**Stated problem**. Below are entries. Give back exactly the lines from the one containing "Write a web" through the one containing "var titleText = 'Number", inclusive, without the pictures.
## BEGIN Exercise material
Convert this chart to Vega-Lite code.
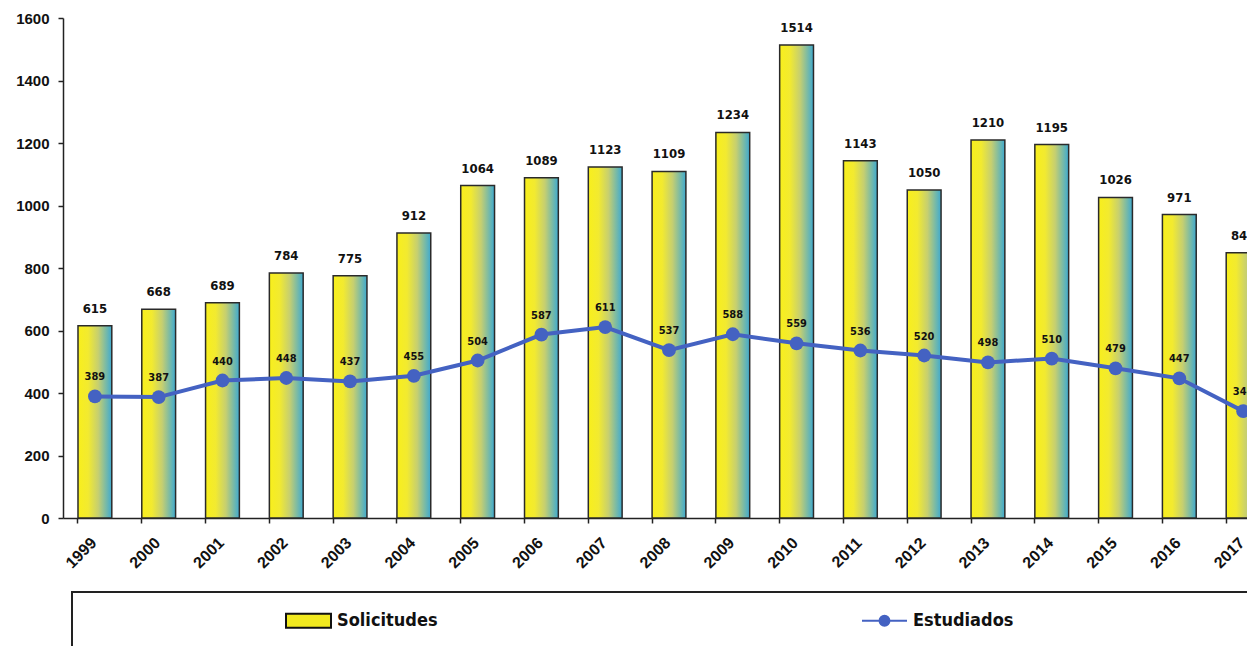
{
  "$schema": "https://vega.github.io/schema/vega-lite/v6.json",
  "autosize": {"type": "none"},
  "padding": {"left": 63, "top": 18, "right": 0, "bottom": 128},
  "width": 1184,
  "height": 500,
  "background": "white",
  "config": {"view": {"stroke": null}},
  "data": {"values": [
    {"year": "1999", "sol": 615, "est": 389},
    {"year": "2000", "sol": 668, "est": 387},
    {"year": "2001", "sol": 689, "est": 440},
    {"year": "2002", "sol": 784, "est": 448},
    {"year": "2003", "sol": 775, "est": 437},
    {"year": "2004", "sol": 912, "est": 455},
    {"year": "2005", "sol": 1064, "est": 504},
    {"year": "2006", "sol": 1089, "est": 587},
    {"year": "2007", "sol": 1123, "est": 611},
    {"year": "2008", "sol": 1109, "est": 537},
    {"year": "2009", "sol": 1234, "est": 588},
    {"year": "2010", "sol": 1514, "est": 559},
    {"year": "2011", "sol": 1143, "est": 536},
    {"year": "2012", "sol": 1050, "est": 520},
    {"year": "2013", "sol": 1210, "est": 498},
    {"year": "2014", "sol": 1195, "est": 510},
    {"year": "2015", "sol": 1026, "est": 479},
    {"year": "2016", "sol": 971, "est": 447},
    {"year": "2017", "sol": 849, "est": 342}
  ]},
  "layer": [
    {
      "mark": {
        "type": "bar",
        "fill": {"gradient": "linear", "x1": 0, "y1": 0, "x2": 1, "y2": 0,
          "stops": [
            {"offset": 0, "color": "#f8ef1c"},
            {"offset": 0.3, "color": "#f2ea30"},
            {"offset": 0.6, "color": "#c6cf70"},
            {"offset": 1, "color": "#3eaad0"}
          ]},
        "stroke": "#2a2a2a",
        "strokeWidth": 1.5
      },
      "encoding": {
        "x": {"field": "year", "type": "ordinal",
          "scale": {"range": [0, 1212], "paddingInner": 0.47, "paddingOuter": 0.235},
          "axis": {"orient": "bottom", "bandPosition": 0, "labels": false, "ticks": true, "tickSize": 5, "tickColor": "#222", "tickWidth": 1.5, "domainColor": "#222", "domainWidth": 1.5, "title": null, "grid": false}},
        "y": {"field": "sol", "type": "quantitative",
          "scale": {"domain": [0, 1600], "nice": false},
          "axis": {"orient": "left", "format": "d", "values": [0, 200, 400, 600, 800, 1000, 1200, 1400, 1600], "title": null, "grid": false, "labelFont": "Arial, Liberation Sans, Helvetica", "labelFontSize": 15, "labelFontWeight": "bold", "labelColor": "#111", "tickSize": 5, "tickColor": "#222", "tickWidth": 1.5, "domainColor": "#222", "domainWidth": 1.5, "labelPadding": 9}}
      }
    },
    {
      "mark": {"type": "text", "baseline": "bottom", "dy": -10, "font": "DejaVu Sans Condensed, Liberation Sans Narrow, Roboto, sans-serif", "fontSize": 13, "fontWeight": "bold", "color": "#111"},
      "encoding": {
        "x": {"field": "year", "type": "ordinal",
          "axis": {"orient": "bottom", "domain": false, "ticks": false, "labelAngle": -45, "labelAlign": "right", "labelBaseline": "middle", "labelFont": "Arial, Liberation Sans, Helvetica", "labelFontSize": 16, "labelFontWeight": "bold", "labelColor": "#111", "labelPadding": 22, "labelOffset": -1, "title": null, "grid": false}},
        "y": {"field": "sol", "type": "quantitative", "axis": null},
        "text": {"field": "sol", "type": "quantitative"}
      }
    },
    {
      "mark": {"type": "line", "strokeWidth": 4},
      "encoding": {
        "x": {"field": "year", "type": "ordinal", "axis": null},
        "y": {"field": "est", "type": "quantitative", "axis": null},
        "stroke": {"datum": "Estudiados",
          "scale": {"domain": ["Solicitudes", "Estudiados"], "range": ["#111111", "#4462c2"]},
          "legend": {
            "orient": "none", "legendX": 9, "legendY": 574, "direction": "horizontal", "title": null,
            "strokeColor": "#222", "padding": 5,
            "symbolSize": 2025, "symbolOffset": 208, "labelOffset": 5, "columnPadding": 215,
            "labelFont": "DejaVu Sans Condensed, Liberation Sans Narrow, Roboto, sans-serif", "labelFontSize": 18, "labelFontWeight": "bold", "labelColor": "#111", "labelLimit": 800,
            "encode": {
              "legend": {"update": {"strokeWidth": {"value": 2}}},
              "symbols": {"update": {
                "shape": [{"test": "datum.value === 'Solicitudes'", "value": "M-1,-0.31H1V0.31H-1ZM0,-0.4M0,1.15"}, {"value": "M-1,0H1M0.22,0A0.22,0.22 0 1 1 -0.22,0A0.22,0.22 0 1 1 0.22,0ZM0,-0.4M17,1.15"}],
                "strokeWidth": {"value": 2},
                "opacity": {"value": 1},
                "size": {"value": 2025}
              }}
            }
          }}
      }
    },
    {
      "mark": {"type": "point", "filled": true, "size": 190, "opacity": 1},
      "encoding": {
        "x": {"field": "year", "type": "ordinal", "axis": null},
        "y": {"field": "est", "type": "quantitative", "axis": null},
        "fill": {"datum": "Estudiados",
          "scale": {"domain": ["Solicitudes", "Estudiados"], "range": ["#f2ea1f", "#4462c2"]},
          "legend": {
            "orient": "none", "legendX": 9, "legendY": 574, "direction": "horizontal", "title": null,
            "strokeColor": "#222", "padding": 5,
            "symbolSize": 2025, "symbolOffset": 208, "labelOffset": 5, "columnPadding": 215,
            "labelFont": "DejaVu Sans Condensed, Liberation Sans Narrow, Roboto, sans-serif", "labelFontSize": 18, "labelFontWeight": "bold", "labelColor": "#111", "labelLimit": 800,
            "encode": {
              "legend": {"update": {"strokeWidth": {"value": 2}}},
              "symbols": {"update": {
                "shape": [{"test": "datum.value === 'Solicitudes'", "value": "M-1,-0.31H1V0.31H-1ZM0,-0.4M0,1.15"}, {"value": "M-1,0H1M0.22,0A0.22,0.22 0 1 1 -0.22,0A0.22,0.22 0 1 1 0.22,0ZM0,-0.4M17,1.15"}],
                "strokeWidth": {"value": 2},
                "opacity": {"value": 1},
                "size": {"value": 2025}
              }}
            }
          }}
      }
    },
    {
      "mark": {"type": "text", "baseline": "bottom", "dy": -14, "font": "DejaVu Sans Condensed, Liberation Sans Narrow, Roboto, sans-serif", "fontSize": 11, "fontWeight": "bold", "color": "#111"},
      "encoding": {
        "x": {"field": "year", "type": "ordinal", "axis": null},
        "y": {"field": "est", "type": "quantitative", "axis": null},
        "text": {"field": "est", "type": "quantitative"}
      }
    }
  ],
  "resolve": {"axis": {"x": "independent", "y": "independent"}}
}
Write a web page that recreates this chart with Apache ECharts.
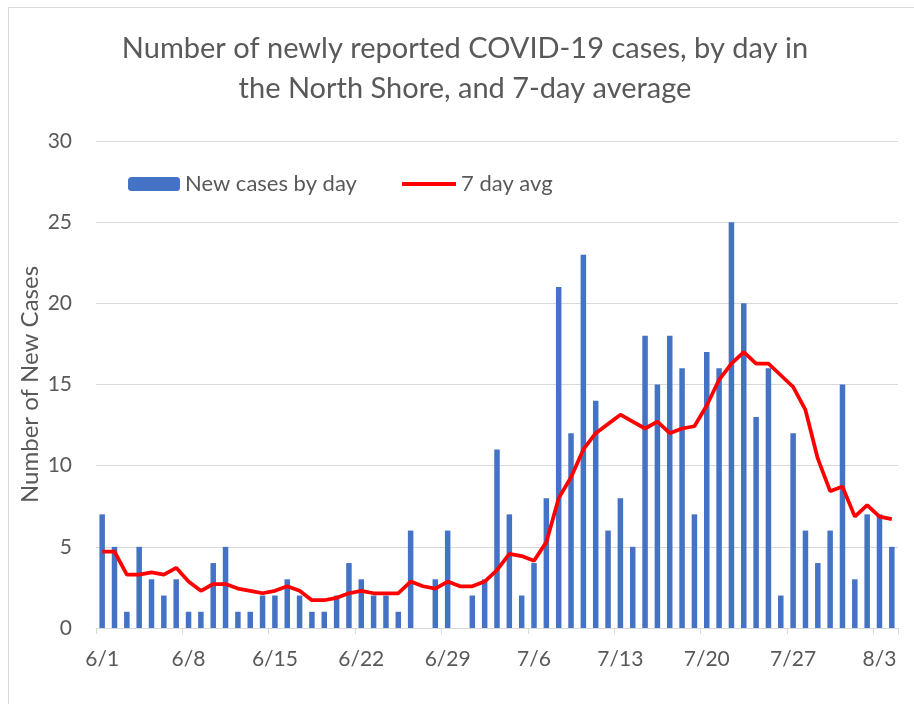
<!DOCTYPE html>
<html>
<head>
<meta charset="utf-8">
<script src="https://cdn.jsdelivr.net/npm/echarts@6/dist/echarts.min.js"></script>
<style>
html,body{margin:0;padding:0;background:#fff;}
#chart{width:914px;height:704px;}
</style>
</head>
<body>
<div id="chart"></div>
<script>
var categories = ['6/1','6/2','6/3','6/4','6/5','6/6','6/7','6/8','6/9','6/10','6/11','6/12','6/13','6/14','6/15','6/16','6/17','6/18','6/19','6/20','6/21','6/22','6/23','6/24','6/25','6/26','6/27','6/28','6/29','6/30',
'7/1','7/2','7/3','7/4','7/5','7/6','7/7','7/8','7/9','7/10','7/11','7/12','7/13','7/14','7/15','7/16','7/17','7/18','7/19','7/20','7/21','7/22','7/23','7/24','7/25','7/26','7/27','7/28','7/29','7/30','7/31',
'8/1','8/2','8/3','8/4'];
var newCases = [7,5,1,5,3,2,3,1,1,4,5,1,1,2,2,3,2,1,1,2,4,3,2,2,1,6,0,3,6,0,
2,3,11,7,2,4,8,21,12,23,14,6,8,5,18,15,18,16,7,17,16,25,20,13,16,2,12,6,4,6,15,
3,7,7,5];
var avg7 = [4.71,4.71,3.29,3.29,3.43,3.29,3.71,2.86,2.29,2.71,2.71,2.43,2.29,2.14,2.29,2.57,2.29,1.71,1.71,1.86,2.14,2.29,2.14,2.14,2.14,2.86,2.57,2.43,2.86,2.57,
2.57,2.86,3.57,4.57,4.43,4.14,5.29,8.00,9.29,11.00,12.00,12.57,13.14,12.71,12.29,12.71,12.00,12.29,12.43,13.71,15.29,16.29,17.00,16.29,16.29,15.57,14.86,13.43,10.43,8.43,8.71,
6.86,7.57,6.86,6.71];
var yTicks = [0,5,10,15,20,25,30];
var titleText = 'Number of newly reported COVID-19 cases, by day in\nthe North Shore, and 7-day average';

var FONT = 'Lato, "Open Sans", sans-serif';
var GRAY = '#595959';
var chart = echarts.init(document.getElementById('chart'), null, {renderer:'canvas'});
chart.setOption({
  animation: false,
  backgroundColor: '#ffffff',
  graphic: [
    {type:'rect', shape:{x:8.5, y:7.5, width:920, height:720}, style:{fill:'none', stroke:'#d9d9d9', lineWidth:1}, silent:true, z:-10},
    {type:'text', x:465, y:69, style:{text:titleText, align:'center', verticalAlign:'middle', fontFamily:FONT, fontSize:29, lineHeight:40, fill:GRAY}}
  ],
  legend: [
    {data:['New cases by day'], left:128, top:173, itemWidth:52, itemHeight:14, itemGap:6, textStyle:{fontFamily:FONT, fontSize:22, color:GRAY}, padding:0},
    {data:[{name:'7 day avg', icon:'rect'}], left:402, top:173, itemWidth:54, itemHeight:4, textStyle:{fontFamily:FONT, fontSize:22, color:GRAY}, itemStyle:{color:'#FF0000'}, padding:0}
  ],
  grid: {left:96, right:16, top:141, bottom:76, containLabel:false},
  xAxis: {
    type:'category', data:categories, boundaryGap:true,
    axisLine:{show:true, lineStyle:{color:'#d9d9d9', width:1}},
    axisTick:{show:true, interval:6, length:6, lineStyle:{color:'#d9d9d9'}},
    axisLabel:{interval:6, fontFamily:FONT, fontSize:21, color:GRAY, margin:21}
  },
  yAxis: {
    type:'value', min:0, max:30, interval:5,
    name:'Number of New Cases', nameLocation:'middle', nameGap:54, nameRotate:90, nameMoveOverlap:false,
    nameTextStyle:{fontFamily:FONT, fontSize:24, color:GRAY},
    axisLine:{show:false}, axisTick:{show:false},
    splitLine:{lineStyle:{color:'#d9d9d9', width:1}},
    axisLabel:{fontFamily:FONT, fontSize:21, color:GRAY, margin:24}
  },
  series: [
    {name:'New cases by day', type:'bar', data:newCases, barWidth:5.5, itemStyle:{color:'#4472C4'}},
    {name:'7 day avg', type:'line', data:avg7, symbol:'none', showSymbol:false, lineStyle:{color:'#FF0000', width:3.75}, itemStyle:{color:'#FF0000'}, z:5}
  ]
});
</script>
</body>
</html>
## END Exercise material
**Answer in full**.
Write a web page that recreates this chart with Apache ECharts.
<!DOCTYPE html>
<html>
<head>
<meta charset="utf-8">
<script src="https://cdn.jsdelivr.net/npm/echarts@6/dist/echarts.min.js"></script>
<style>
html,body{margin:0;padding:0;background:#fff;}
#chart{width:914px;height:704px;}
</style>
</head>
<body>
<div id="chart"></div>
<script>
var categories = ['6/1','6/2','6/3','6/4','6/5','6/6','6/7','6/8','6/9','6/10','6/11','6/12','6/13','6/14','6/15','6/16','6/17','6/18','6/19','6/20','6/21','6/22','6/23','6/24','6/25','6/26','6/27','6/28','6/29','6/30',
'7/1','7/2','7/3','7/4','7/5','7/6','7/7','7/8','7/9','7/10','7/11','7/12','7/13','7/14','7/15','7/16','7/17','7/18','7/19','7/20','7/21','7/22','7/23','7/24','7/25','7/26','7/27','7/28','7/29','7/30','7/31',
'8/1','8/2','8/3','8/4'];
var newCases = [7,5,1,5,3,2,3,1,1,4,5,1,1,2,2,3,2,1,1,2,4,3,2,2,1,6,0,3,6,0,
2,3,11,7,2,4,8,21,12,23,14,6,8,5,18,15,18,16,7,17,16,25,20,13,16,2,12,6,4,6,15,
3,7,7,5];
var avg7 = [4.71,4.71,3.29,3.29,3.43,3.29,3.71,2.86,2.29,2.71,2.71,2.43,2.29,2.14,2.29,2.57,2.29,1.71,1.71,1.86,2.14,2.29,2.14,2.14,2.14,2.86,2.57,2.43,2.86,2.57,
2.57,2.86,3.57,4.57,4.43,4.14,5.29,8.00,9.29,11.00,12.00,12.57,13.14,12.71,12.29,12.71,12.00,12.29,12.43,13.71,15.29,16.29,17.00,16.29,16.29,15.57,14.86,13.43,10.43,8.43,8.71,
6.86,7.57,6.86,6.71];
var yTicks = [0,5,10,15,20,25,30];
var titleText = 'Number of newly reported COVID-19 cases, by day in\nthe North Shore, and 7-day average';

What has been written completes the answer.